Veteran high jumper reveals that he only returned to athletics because his physiotherapist bet him that he couldn’t make it to a sixth Olympic Games
In 1990, Serbian high jumper Dragutin Topic broke the world junior record and became the European champion in his event while still a teenager. Turn the clock forward 22 years and he is preparing to compete in a record-equalling sixth Olympic Games.
The only male track and field athlete to have competed in six Games so far has been the Angolan distance runner Joao N’Tyamba, who was on the start line of various events from 1988 to 2008, but is absent from London 2012.
However, Topic and the Spanish walker Jesus Angel Garcia are set to match that feat in the coming days.
The women’s record for Games longevity in athletics is held by sprinter Merlene Ottey who has competed in seven Games, firstly for her native Jamaica and later for Slovenia.
“I’m aware that I’m about to do something special and it’s great,” said 41-year-old Topic from his training base in Germany. “I’m so proud of it. But I am not only jumping in London, I am also there as the coach to my wife Biljana who is in the triple jump.”
Topic has a personal best of 2.38m from 1993. He admitted that it was a bet for some beers and some free treatment for his back, as well as some Champions League football tickets, that kept him going after almost retiring at the end of 2009 in the wake of his failure to make the final at Beijing 2008.
“It was in January 2011, and I hadn’t competed in 2010 and I hadn’t trained properly in almost two years. I was visiting the well-known sports doctor Dr Muller-Wolfhart who was treating my wife for a back problem.”
“He asked me why I wasn’t competing and I said I’d also got pain in my back. He said he’d treat me for free if I made the Games. I’m glad I did otherwise I would have a big bill to pay.
“I said there has to be a limit to what I have to pay if I lose, otherwise I could have ended up paying him two million euros,” joked Topic.
“The bet also included some beers and some tickets for a Champions League game.”
The motivation clearly worked and Topic is set to become the oldest ever Games competitor in his event and believes he can make his fourth final.
“It all depends on the weather. If it is sunny I think I may have as much a chance of making the final. If it is raining, 0%.”

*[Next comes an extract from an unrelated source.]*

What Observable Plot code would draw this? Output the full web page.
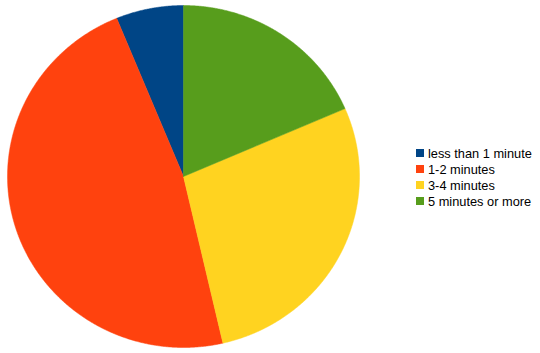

Despite his various honours, which include winning European titles outdoors and indoors and a world indoor championships medal, Topic has never stood on the podium at a Games. The nearest he came was when he finished fourth at Atlanta 1996.
“It’s still a source of frustration that I’ve never got an Olympic medal,” he said. “I still say that I never touched the bar with my final attempt at 2.37m in 1996 but it fell off anyway. If it had stayed on I would have got at least the silver.”
“My fondest memory of the Games is four years ago in Beijing. My wife was competing in the triple jump and I had a chance to kiss my athlete in the field during the competition.”
Going to his sixth Games has still not earned Topic the right to carry the Serbian flag during the Opening Ceremony, but he does not resent being overlooked.
“In fact we don’t arrive until July 31 in order to save money. It’s a pity as I would have liked to have been in the Opening Ceremony but instead the flag is reserved for (tennis player Novak) Djokovic and he deserves it, of course.”
One question remains: will Topic try to qualify for a seventh Games in four years’ time?
This is something he does not have a definitive response to, although his love for high jumping has been rekindled by the thought of a few free beers and couple of tickets for Bayern Munich, where Muller-Wolfhart is also the club doctor.
“God only knows,” said Topic. “I don’t have a clue. I didn’t plan to be at these Games either. Maybe I’ll need to have another bet with someone.”